# RAW DATA
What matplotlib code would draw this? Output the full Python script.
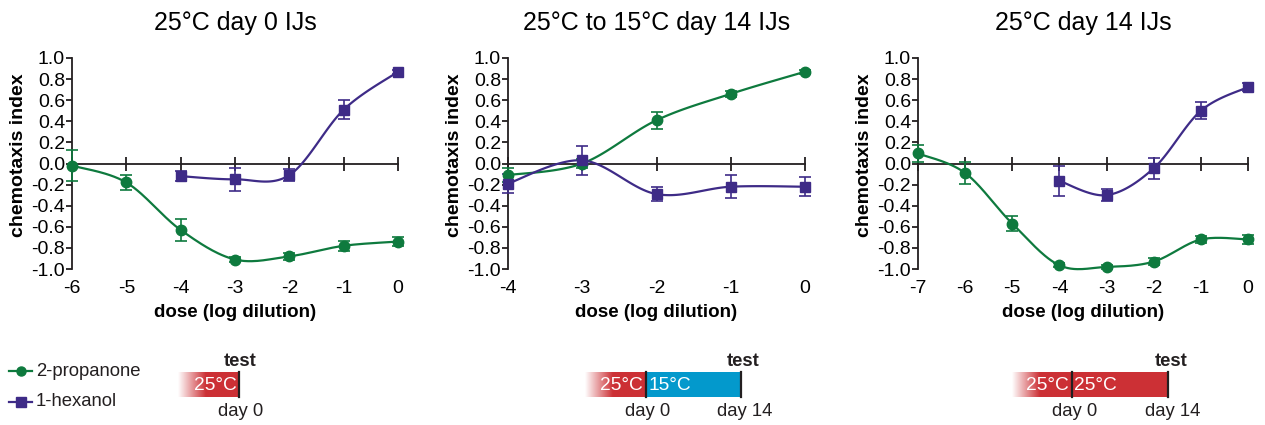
import numpy as np
import matplotlib
matplotlib.use("Agg")
import matplotlib.pyplot as plt
from matplotlib.patches import Rectangle

plt.rcParams['font.family'] = ['Liberation Sans', 'DejaVu Sans']

GREEN = '#0e7a3e'
PURPLE = '#3e2b87'
RED = '#cc3035'
BLUE = '#0399cc'
AXC = '#231f20'

# ---------------- data ----------------
titles = ["25°C day 0 IJs", "25°C to 15°C day 14 IJs", "25°C day 14 IJs"]

p1_dose_prop = [-6, -5, -4, -3, -2, -1, 0]
p1_prop = [-0.02, -0.18, -0.63, -0.91, -0.88, -0.78, -0.74]
p1_prop_err = [0.15, 0.07, 0.10, 0.02, 0.03, 0.05, 0.04]
p1_dose_hex = [-4, -3, -2, -1, 0]
p1_hex = [-0.12, -0.15, -0.11, 0.51, 0.87]
p1_hex_err = [0.05, 0.11, 0.06, 0.09, 0.02]

p2_dose_prop = [-4, -3, -2, -1, 0]
p2_prop = [-0.11, 0.00, 0.41, 0.66, 0.87]
p2_prop_err = [0.07, 0.04, 0.08, 0.03, 0.02]
p2_dose_hex = [-4, -3, -2, -1, 0]
p2_hex = [-0.19, 0.03, -0.29, -0.22, -0.22]
p2_hex_err = [0.09, 0.14, 0.07, 0.11, 0.09]

p3_dose_prop = [-7, -6, -5, -4, -3, -2, -1, 0]
p3_prop = [0.095, -0.09, -0.57, -0.965, -0.98, -0.93, -0.72, -0.72]
p3_prop_err = [0.08, 0.10, 0.07, 0.02, 0.02, 0.03, 0.03, 0.04]
p3_dose_hex = [-4, -3, -2, -1, 0]
p3_hex = [-0.165, -0.30, -0.045, 0.50, 0.725]
p3_hex_err = [0.14, 0.06, 0.10, 0.08, 0.04]

x_ranges = [(-6, 0), (-4, 0), (-7, 0)]
y_ticks = [1.0, 0.8, 0.6, 0.4, 0.2, 0.0, -0.2, -0.4, -0.6, -0.8, -1.0]

panels = [
    (p1_dose_prop, p1_prop, p1_prop_err, p1_dose_hex, p1_hex, p1_hex_err),
    (p2_dose_prop, p2_prop, p2_prop_err, p2_dose_hex, p2_hex, p2_hex_err),
    (p3_dose_prop, p3_prop, p3_prop_err, p3_dose_hex, p3_hex, p3_hex_err),
]


def smooth(xs, ys, n=30):
    """Excel-like smoothed line (Catmull-Rom as cubic Bezier)."""
    xs = np.asarray(xs, float)
    ys = np.asarray(ys, float)
    P = np.column_stack([xs, ys])
    out = []
    for i in range(len(P) - 1):
        p0 = P[i - 1] if i > 0 else P[i]
        p1 = P[i]
        p2 = P[i + 1]
        p3 = P[i + 2] if i + 2 < len(P) else P[i + 1]
        c1 = p1 + (p2 - p0) / 6.0
        c2 = p2 - (p3 - p1) / 6.0
        t = np.linspace(0, 1, n)[:, None]
        b = ((1 - t) ** 3) * p1 + 3 * ((1 - t) ** 2) * t * c1 + 3 * (1 - t) * t ** 2 * c2 + t ** 3 * p2
        out.append(b if i == 0 else b[1:])
    out = np.vstack(out)
    return out[:, 0], out[:, 1]


W, H = 1265, 425
fig = plt.figure(figsize=(W / 100, H / 100), dpi=100)

axes_px = [(72, 398), (508, 805), (918, 1248)]
top_px, bot_px = 58, 269

for k, ((xl, xr), (dp, yp, ep, dh, yh, eh)) in enumerate(zip(axes_px, panels)):
    ax = fig.add_axes([xl / W, 1 - bot_px / H, (xr - xl) / W, (bot_px - top_px) / H])
    x0, x1 = x_ranges[k]
    ax.set_xlim(x0, x1)
    ax.set_ylim(-1.0, 1.0)
    for s in ['top', 'right']:
        ax.spines[s].set_visible(False)
    ax.spines['left'].set_color(AXC)
    ax.spines['left'].set_linewidth(1.3)
    ax.spines['bottom'].set_position(('data', 0))
    ax.spines['bottom'].set_color(AXC)
    ax.spines['bottom'].set_linewidth(1.3)
    ax.set_xticks(list(range(x0, x1 + 1)))
    ax.tick_params(axis='x', direction='inout', length=10, width=1.3, color=AXC,
                   labelbottom=False)
    ax.set_yticks(y_ticks)
    ax.set_yticklabels([f"{v:.1f}" for v in y_ticks])
    ax.tick_params(axis='y', direction='out', length=4, width=1.3, color=AXC,
                   labelsize=14, pad=1)
    ax.set_ylabel("chemotaxis index", fontsize=14, fontweight='bold')
    ax.yaxis.set_label_coords(-45.0 / (xr - xl), 0.54)

    sec = ax.secondary_xaxis('bottom')
    sec.set_xticks(list(range(x0, x1 + 1)))
    sec.set_xticklabels([str(v) for v in range(x0, x1 + 1)])
    sec.spines['bottom'].set_visible(False)
    sec.tick_params(length=0, labelsize=14, pad=8)
    sec.set_xlabel("dose (log dilution)", fontsize=13.5, fontweight='bold', labelpad=5)

    ax.set_title(titles[k], fontsize=18, pad=20)

    for xs, ys, es, col, mk in [(dp, yp, ep, GREEN, 'o'), (dh, yh, eh, PURPLE, 's')]:
        sx, sy = smooth(xs, ys)
        ax.plot(sx, sy, color=col, lw=1.6, clip_on=False, zorder=3)
        ax.errorbar(xs, ys, yerr=es, fmt='none', ecolor=col, elinewidth=1.2,
                    capsize=4, capthick=1.2, clip_on=False, zorder=4)
        ax.plot(xs, ys, linestyle='none', marker=mk, color=col,
                markersize=7.5, clip_on=False, zorder=5)

# --------------- bottom annotations (legend + temperature schematics) ---------------
ov = fig.add_axes([0, 0, 1, 1])
ov.set_xlim(0, W)
ov.set_ylim(H, 0)
ov.axis('off')

FS = 13.3
# legend
ov.plot([9, 32], [371, 371], color=GREEN, lw=1.6)
ov.plot([20.5], [371], marker='o', color=GREEN, markersize=6.5, linestyle='none')
ov.text(36, 371, "2-propanone", fontsize=FS, va='center', ha='left', color='#231f20')
ov.plot([9, 32], [402, 402], color=PURPLE, lw=1.6)
ov.plot([20.5], [402], marker='s', color=PURPLE, markersize=6.5, linestyle='none')
ov.text(36, 402, "1-hexanol", fontsize=FS, va='center', ha='left', color='#231f20')

red_rgb = np.array(matplotlib.colors.to_rgb(RED))


def grad_bar(x_start, x_end, y0, y1, fade=28):
    n = 256
    t = np.clip(np.linspace(0, 1, n) * (x_end - x_start) / fade, 0, 1)[None, :, None]
    img = (1 - t) * np.ones(3) + t * red_rgb
    ov.imshow(img, extent=[x_start, x_end, y1, y0], aspect='auto',
              interpolation='bilinear', zorder=2)


by0, by1 = 372, 397
TXT = '#231f20'


def sched(bar_start, div, bar_end, second_color, label2, test_x, day0_x, day14_x):
    if div is None:
        grad_bar(bar_start, bar_end, by0, by1)
        ov.text(bar_end - 2, (by0 + by1) / 2 + 1, "25°C", color='white', fontsize=13.8,
                ha='right', va='center', zorder=4)
    else:
        grad_bar(bar_start, div, by0, by1)
        ov.add_patch(Rectangle((div, by0), bar_end - div, by1 - by0, color=second_color,
                               lw=0, zorder=2))
        ov.plot([div, div], [by0, by1], color=TXT, lw=1.6, zorder=3)
        ov.text(div - 3, (by0 + by1) / 2 + 1, "25°C", color='white', fontsize=13.8,
                ha='right', va='center', zorder=4)
        ov.text(div + 2, (by0 + by1) / 2 + 1, label2, color='white', fontsize=13.8,
                ha='left', va='center', zorder=4)
    ov.plot([bar_end, bar_end], [by0, by1], color=TXT, lw=1.6, zorder=3)
    ov.text(test_x, 362, "test", fontweight='bold', fontsize=FS, ha='center',
            va='center', color=TXT)
    ov.text(day0_x, 412, "day 0", fontsize=FS, ha='center', va='center', color=TXT)
    if day14_x is not None:
        ov.text(day14_x, 412, "day 14", fontsize=FS, ha='center', va='center', color=TXT)


sched(178, None, 239, None, None, 240, 241, None)
sched(585, 646, 741, BLUE, "15°C", 743, 648, 745)
sched(1012, 1072, 1168, RED, "25°C", 1171, 1075, 1173)

fig.savefig("out.png", dpi=100)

# INSTRUCTIONS FOR THE TASK
Everything from the top line of the data down to and including the line with "AXC = '#231f20'" is to be copied, except the pictures.

# WRITTEN REPLY
What matplotlib code would draw this? Output the full Python script.
import numpy as np
import matplotlib
matplotlib.use("Agg")
import matplotlib.pyplot as plt
from matplotlib.patches import Rectangle

plt.rcParams['font.family'] = ['Liberation Sans', 'DejaVu Sans']

GREEN = '#0e7a3e'
PURPLE = '#3e2b87'
RED = '#cc3035'
BLUE = '#0399cc'
AXC = '#231f20'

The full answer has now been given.